A bit of background first - when DH and I had a baby a couple of years ago he had a MH breakdown very shortly after. For various reasons there wasn't much help available to us and honestly, I'm still not quite sure how we got through it, but somehow, we did. He has since had counselling, recognises how close we were to breaking up and is thankful that we are still together.
Cut to today and I am weeks away from another baby and his MH has been progressively declining. His temper is short and he gets angry and frustrated over the tiniest of things. I have been gently raising this with him but it's not having much of an effect. It's basically got to a point where I cant be certain he is not going to have another breakdown, which 1) I am not sure how I would cope with now there are multiple children involved and 2) I don't think I want to be the one that holds us together again.

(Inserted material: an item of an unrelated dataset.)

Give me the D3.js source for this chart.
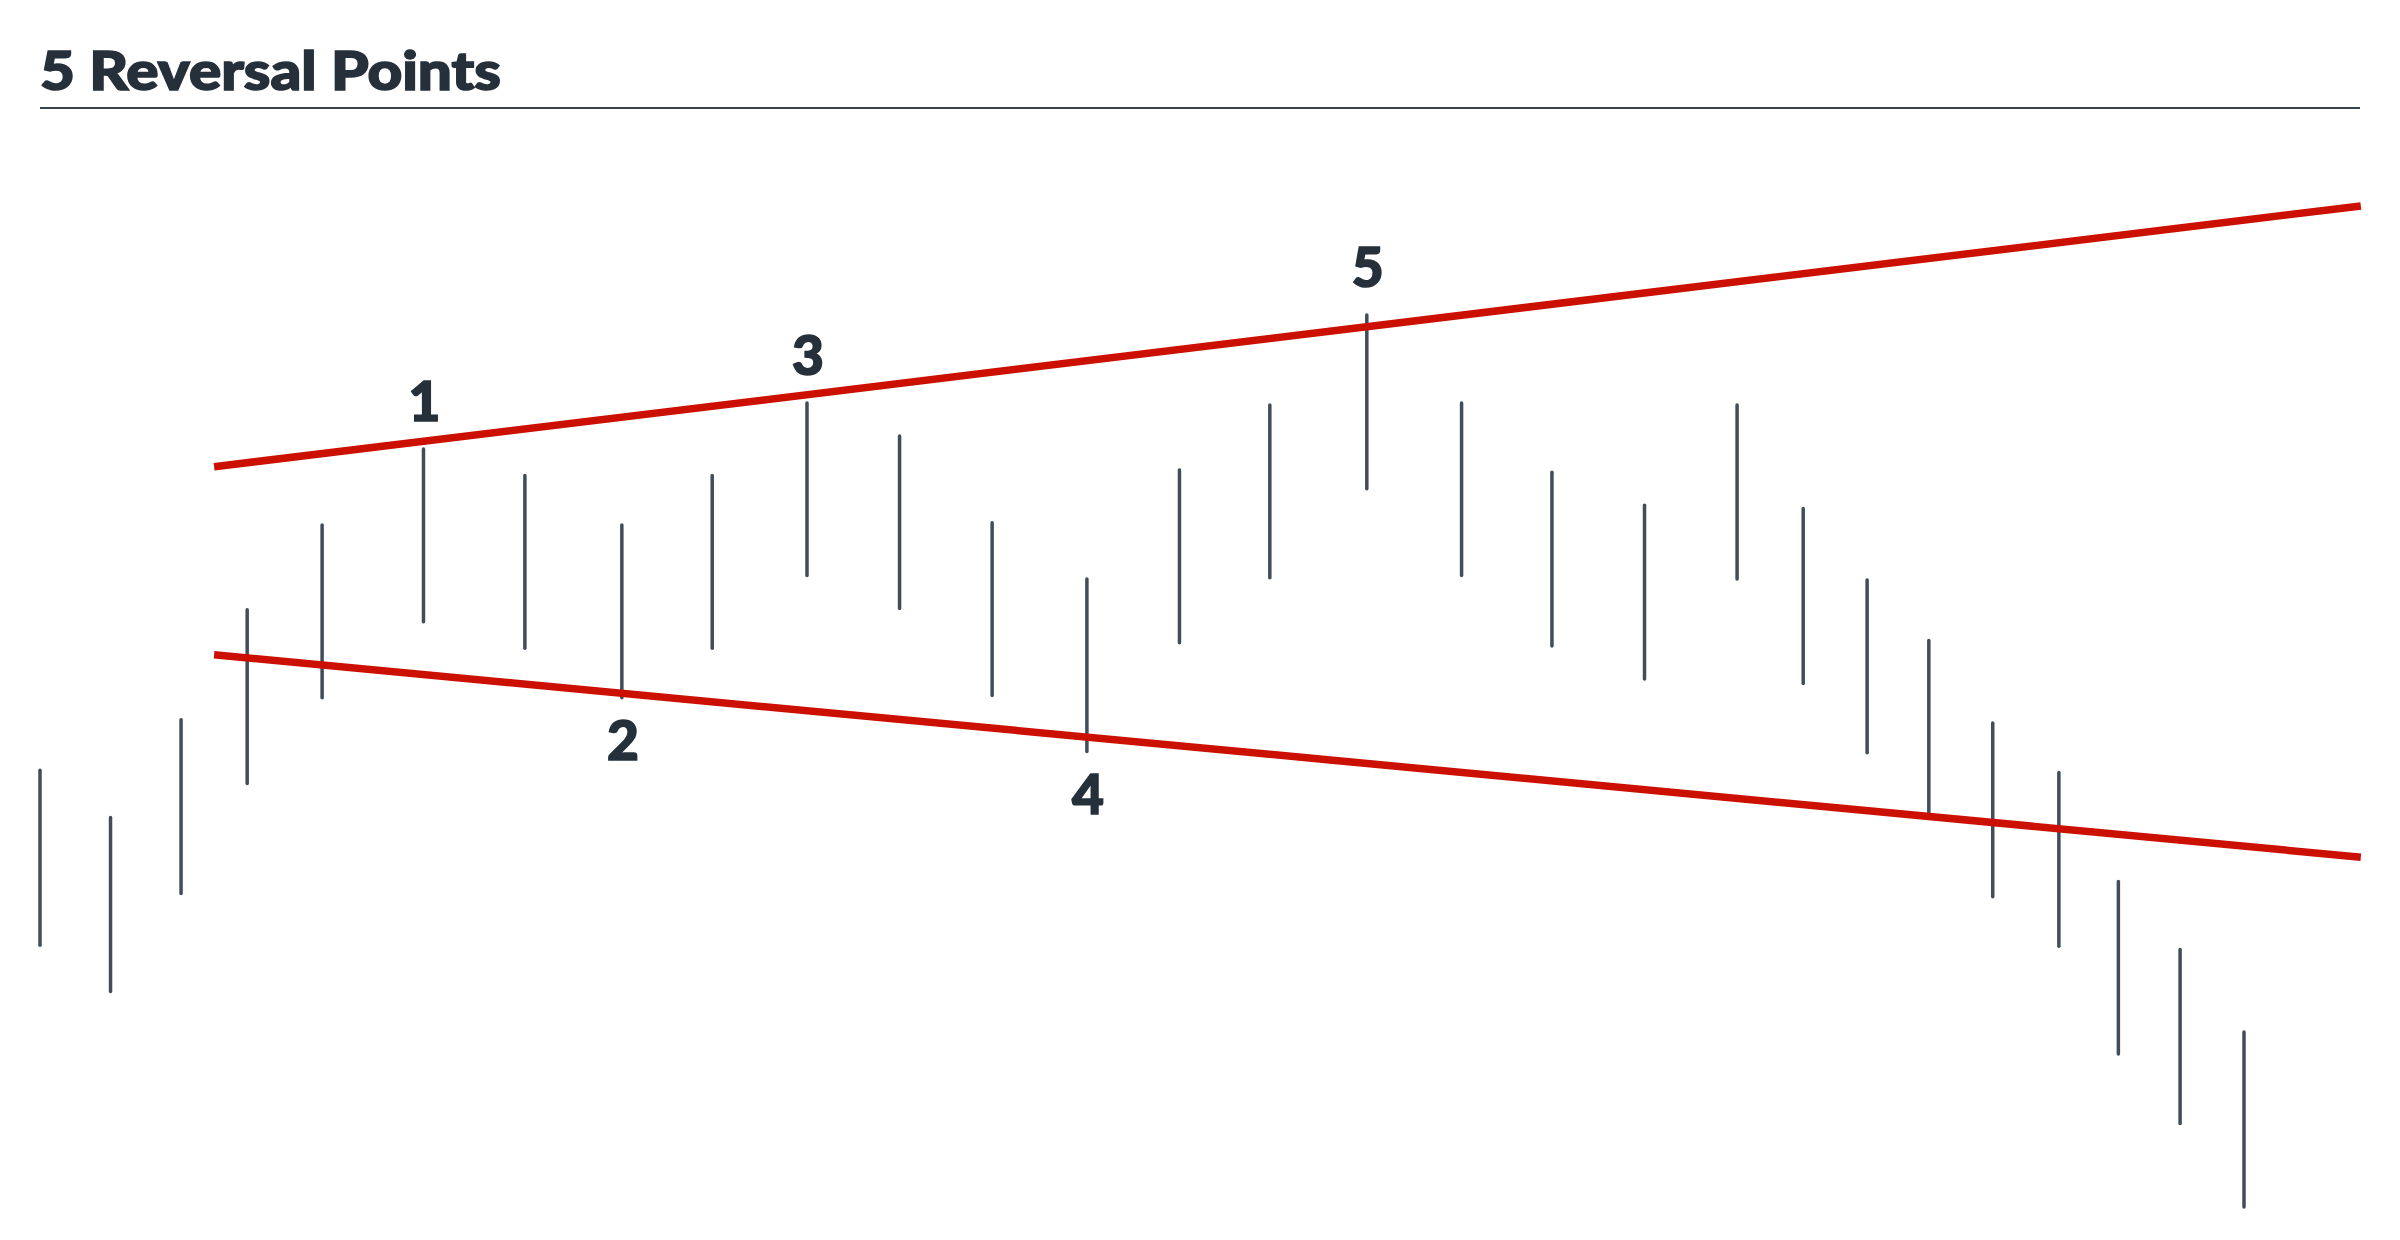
<!DOCTYPE html>
<html>
<head>
<meta charset="utf-8">
<script src="https://cdn.jsdelivr.net/npm/d3@7"></script>
<style>
    body { margin: 0; background: #fff; }
    svg { display: block; }
</style>
</head>
<body>
<div id="chart"></div>
<script>
// Price bars forming a broadening formation, with the 5 reversal points marked

// Data
// ---------------------------------------------------------
const times = [0, 3.2, 6.4, 9.4, 12.8, 17.4, 22.0, 26.4, 30.5, 34.8, 39.0, 43.2, 47.5, 51.7,
               55.8, 60.2, 64.5, 68.6, 72.8, 77.0, 80.0, 82.9, 85.7, 88.6, 91.6, 94.3, 97.1, 100];
const highs = [42.7, 38.4, 47.3, 57.3, 65.0, 71.9, 69.5, 65.0, 69.5, 76.1, 73.1, 65.2, 60.1, 70.0,
               75.9, 84.1, 76.1, 69.8, 66.8, 75.9, 66.5, 60.0, 54.5, 47.0, 42.5, 32.6, 26.4, 18.9];
const lows  = [26.8, 22.6, 31.5, 41.5, 49.3, 56.2, 53.8, 49.3, 53.8, 60.4, 57.4, 49.5, 44.4, 54.3,
               60.2, 68.3, 60.4, 54.0, 51.0, 60.1, 50.6, 44.3, 38.8, 31.2, 26.7, 16.9, 10.6, 3.0];

// trend lines: [start time, start price, end time, end price]
const upperLine = [7.9, 70.3, 105.3, 94.0];
const lowerLine = [7.9, 53.2, 105.3, 34.8];

// reversal points: label, bar index, side of the bar
const pointLabels = ["1", "2", "3", "4", "5"];
const pointBars   = [5, 7, 9, 12, 15];
const pointSides  = ["above", "below", "above", "below", "above"];

const title = "5 Reversal Points";

// Layout
// ---------------------------------------------------------
let width = 2400,
    height = 1240,
    left = 40,
    right = 2360,
    titleY = 90,
    titleWidth = 461,
    ruleY = 108,
    barColor = "#414d5a",
    textColor = "#25303b",
    trendColor = "#cc1000",
    fontFamily = "Lato, 'Open Sans', sans-serif";

let svg = d3.select("#chart").append("svg")
    .attr("width", width)
    .attr("height", height);

// Scales
// ---------------------------------------------------------
let x = d3.scaleLinear()
    .domain([0, 100])
    .range([40, 2244]);

let y = d3.scaleLinear()
    .domain([0, 100])
    .range([1240, 140]);

// Title
// ---------------------------------------------------------
svg.append("text")
    .attr("x", left)
    .attr("y", titleY)
    .attr("fill", textColor)
    .attr("stroke", textColor)
    .attr("stroke-width", 1.6)
    .attr("textLength", titleWidth)
    .attr("lengthAdjust", "spacingAndGlyphs")
    .style("font-family", fontFamily)
    .style("font-weight", 900)
    .style("font-size", "54px")
    .text(title);

svg.append("line")
    .attr("x1", left)
    .attr("x2", right)
    .attr("y1", ruleY)
    .attr("y2", ruleY)
    .attr("stroke", "#39434f")
    .attr("stroke-width", 2);

// Bars
// ---------------------------------------------------------
let bars = times.map((t, i) => ({ t: t, high: highs[i], low: lows[i] }));

svg.selectAll(".bar")
    .data(bars)
    .enter()
    .append("line")
        .attr("class", "bar")
        .attr("x1", d => x(d.t))
        .attr("x2", d => x(d.t))
        .attr("y1", d => y(d.high))
        .attr("y2", d => y(d.low))
        .attr("stroke", barColor)
        .attr("stroke-width", 3.5)
        .attr("stroke-linecap", "round");

// Trend lines
// ---------------------------------------------------------
svg.selectAll(".trend")
    .data([upperLine, lowerLine])
    .enter()
    .append("line")
        .attr("class", "trend")
        .attr("x1", d => x(d[0]))
        .attr("y1", d => y(d[1]))
        .attr("x2", d => x(d[2]))
        .attr("y2", d => y(d[3]))
        .attr("stroke", trendColor)
        .attr("stroke-width", 7.5);

// Point labels
// ---------------------------------------------------------
let points = pointLabels.map((l, i) => ({ label: l, bar: bars[pointBars[i]], side: pointSides[i] }));

svg.selectAll(".pointLabel")
    .data(points)
    .enter()
    .append("text")
        .attr("class", "pointLabel")
        .attr("x", d => x(d.bar.t) + 1)
        .attr("y", d => d.side == "above" ? y(d.bar.high) - 28 : y(d.bar.low) + 62)
        .attr("text-anchor", "middle")
        .attr("fill", textColor)
        .attr("stroke", textColor)
        .attr("stroke-width", 1.6)
        .style("font-family", fontFamily)
        .style("font-weight", 900)
        .style("font-size", "55px")
        .text(d => d.label);
</script>
</body>
</html>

When he calms down, we have good conversations, he recognises the problem and agrees to urgent further counselling. But it's not long before he looses his temper and forgets everything. I am exhausted.
To be clear there is no violence, and I don't fear that. The vast majority of the time he is wonderful but I am noticing a worrying decline and I don't feel like I am in a position to give him the help he needs.
The only person who I can think of to help is his mum. For me and for him. But I know he would be angry at me contacting her (he knows I have told her about last time and asked her to keep an eye on him, and that made him upset initially)
Thoughts would be welcome please - any any advice!